* START Information provided *

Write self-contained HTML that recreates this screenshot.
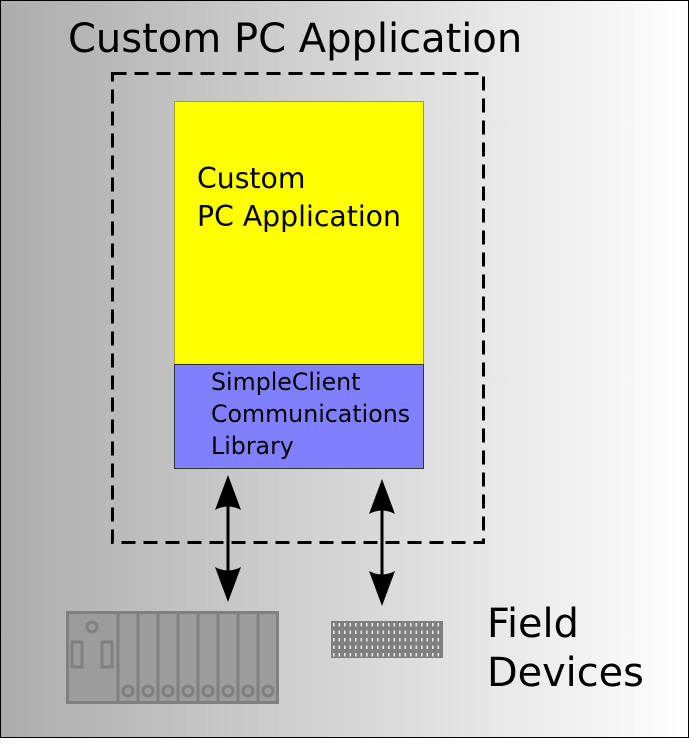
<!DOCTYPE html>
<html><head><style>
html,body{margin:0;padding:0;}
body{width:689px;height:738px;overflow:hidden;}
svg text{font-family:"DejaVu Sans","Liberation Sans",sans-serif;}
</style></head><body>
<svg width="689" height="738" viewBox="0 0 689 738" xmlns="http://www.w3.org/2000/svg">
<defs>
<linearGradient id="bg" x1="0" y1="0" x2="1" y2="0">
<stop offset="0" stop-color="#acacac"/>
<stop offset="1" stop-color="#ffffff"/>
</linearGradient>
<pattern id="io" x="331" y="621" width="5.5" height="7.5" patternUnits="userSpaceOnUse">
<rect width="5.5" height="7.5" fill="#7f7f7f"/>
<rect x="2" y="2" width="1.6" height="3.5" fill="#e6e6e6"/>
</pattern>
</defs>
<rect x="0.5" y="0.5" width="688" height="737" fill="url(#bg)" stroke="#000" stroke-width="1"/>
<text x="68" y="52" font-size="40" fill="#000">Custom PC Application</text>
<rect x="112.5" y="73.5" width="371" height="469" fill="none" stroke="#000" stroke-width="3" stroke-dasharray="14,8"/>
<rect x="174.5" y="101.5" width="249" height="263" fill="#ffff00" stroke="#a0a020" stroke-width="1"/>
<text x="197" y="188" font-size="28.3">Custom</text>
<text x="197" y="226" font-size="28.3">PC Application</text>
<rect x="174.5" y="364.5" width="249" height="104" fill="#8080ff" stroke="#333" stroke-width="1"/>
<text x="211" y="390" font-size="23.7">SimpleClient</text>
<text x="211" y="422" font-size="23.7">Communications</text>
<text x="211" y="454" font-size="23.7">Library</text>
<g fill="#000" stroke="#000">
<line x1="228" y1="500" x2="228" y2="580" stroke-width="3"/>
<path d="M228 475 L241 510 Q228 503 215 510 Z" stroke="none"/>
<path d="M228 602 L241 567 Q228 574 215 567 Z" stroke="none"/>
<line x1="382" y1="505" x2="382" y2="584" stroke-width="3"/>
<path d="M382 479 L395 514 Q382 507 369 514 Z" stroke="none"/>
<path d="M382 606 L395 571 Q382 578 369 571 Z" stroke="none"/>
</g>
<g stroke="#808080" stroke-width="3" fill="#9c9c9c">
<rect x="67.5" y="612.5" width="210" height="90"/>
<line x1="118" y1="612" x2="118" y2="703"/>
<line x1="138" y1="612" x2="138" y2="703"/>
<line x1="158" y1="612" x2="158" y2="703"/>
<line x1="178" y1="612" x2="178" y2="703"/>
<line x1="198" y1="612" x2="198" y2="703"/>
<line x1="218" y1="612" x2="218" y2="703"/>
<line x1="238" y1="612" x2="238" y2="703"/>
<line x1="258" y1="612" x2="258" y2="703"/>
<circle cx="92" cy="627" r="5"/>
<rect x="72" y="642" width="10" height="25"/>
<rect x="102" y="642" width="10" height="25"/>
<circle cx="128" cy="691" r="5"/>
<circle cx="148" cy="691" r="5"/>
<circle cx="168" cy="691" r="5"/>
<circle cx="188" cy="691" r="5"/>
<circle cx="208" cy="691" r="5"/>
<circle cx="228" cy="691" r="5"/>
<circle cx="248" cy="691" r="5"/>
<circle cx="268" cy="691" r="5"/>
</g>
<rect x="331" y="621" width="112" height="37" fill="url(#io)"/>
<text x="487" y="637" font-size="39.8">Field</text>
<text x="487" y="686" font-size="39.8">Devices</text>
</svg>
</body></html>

* END Information provided *

Your task
Without the pictures, write out the whole listing above exactly as it appears.

Final result
Write self-contained HTML that recreates this screenshot.
<!DOCTYPE html>
<html><head><style>
html,body{margin:0;padding:0;}
body{width:689px;height:738px;overflow:hidden;}
svg text{font-family:"DejaVu Sans","Liberation Sans",sans-serif;}
</style></head><body>
<svg width="689" height="738" viewBox="0 0 689 738" xmlns="http://www.w3.org/2000/svg">
<defs>
<linearGradient id="bg" x1="0" y1="0" x2="1" y2="0">
<stop offset="0" stop-color="#acacac"/>
<stop offset="1" stop-color="#ffffff"/>
</linearGradient>
<pattern id="io" x="331" y="621" width="5.5" height="7.5" patternUnits="userSpaceOnUse">
<rect width="5.5" height="7.5" fill="#7f7f7f"/>
<rect x="2" y="2" width="1.6" height="3.5" fill="#e6e6e6"/>
</pattern>
</defs>
<rect x="0.5" y="0.5" width="688" height="737" fill="url(#bg)" stroke="#000" stroke-width="1"/>
<text x="68" y="52" font-size="40" fill="#000">Custom PC Application</text>
<rect x="112.5" y="73.5" width="371" height="469" fill="none" stroke="#000" stroke-width="3" stroke-dasharray="14,8"/>
<rect x="174.5" y="101.5" width="249" height="263" fill="#ffff00" stroke="#a0a020" stroke-width="1"/>
<text x="197" y="188" font-size="28.3">Custom</text>
<text x="197" y="226" font-size="28.3">PC Application</text>
<rect x="174.5" y="364.5" width="249" height="104" fill="#8080ff" stroke="#333" stroke-width="1"/>
<text x="211" y="390" font-size="23.7">SimpleClient</text>
<text x="211" y="422" font-size="23.7">Communications</text>
<text x="211" y="454" font-size="23.7">Library</text>
<g fill="#000" stroke="#000">
<line x1="228" y1="500" x2="228" y2="580" stroke-width="3"/>
<path d="M228 475 L241 510 Q228 503 215 510 Z" stroke="none"/>
<path d="M228 602 L241 567 Q228 574 215 567 Z" stroke="none"/>
<line x1="382" y1="505" x2="382" y2="584" stroke-width="3"/>
<path d="M382 479 L395 514 Q382 507 369 514 Z" stroke="none"/>
<path d="M382 606 L395 571 Q382 578 369 571 Z" stroke="none"/>
</g>
<g stroke="#808080" stroke-width="3" fill="#9c9c9c">
<rect x="67.5" y="612.5" width="210" height="90"/>
<line x1="118" y1="612" x2="118" y2="703"/>
<line x1="138" y1="612" x2="138" y2="703"/>
<line x1="158" y1="612" x2="158" y2="703"/>
<line x1="178" y1="612" x2="178" y2="703"/>
<line x1="198" y1="612" x2="198" y2="703"/>
<line x1="218" y1="612" x2="218" y2="703"/>
<line x1="238" y1="612" x2="238" y2="703"/>
<line x1="258" y1="612" x2="258" y2="703"/>
<circle cx="92" cy="627" r="5"/>
<rect x="72" y="642" width="10" height="25"/>
<rect x="102" y="642" width="10" height="25"/>
<circle cx="128" cy="691" r="5"/>
<circle cx="148" cy="691" r="5"/>
<circle cx="168" cy="691" r="5"/>
<circle cx="188" cy="691" r="5"/>
<circle cx="208" cy="691" r="5"/>
<circle cx="228" cy="691" r="5"/>
<circle cx="248" cy="691" r="5"/>
<circle cx="268" cy="691" r="5"/>
</g>
<rect x="331" y="621" width="112" height="37" fill="url(#io)"/>
<text x="487" y="637" font-size="39.8">Field</text>
<text x="487" y="686" font-size="39.8">Devices</text>
</svg>
</body></html>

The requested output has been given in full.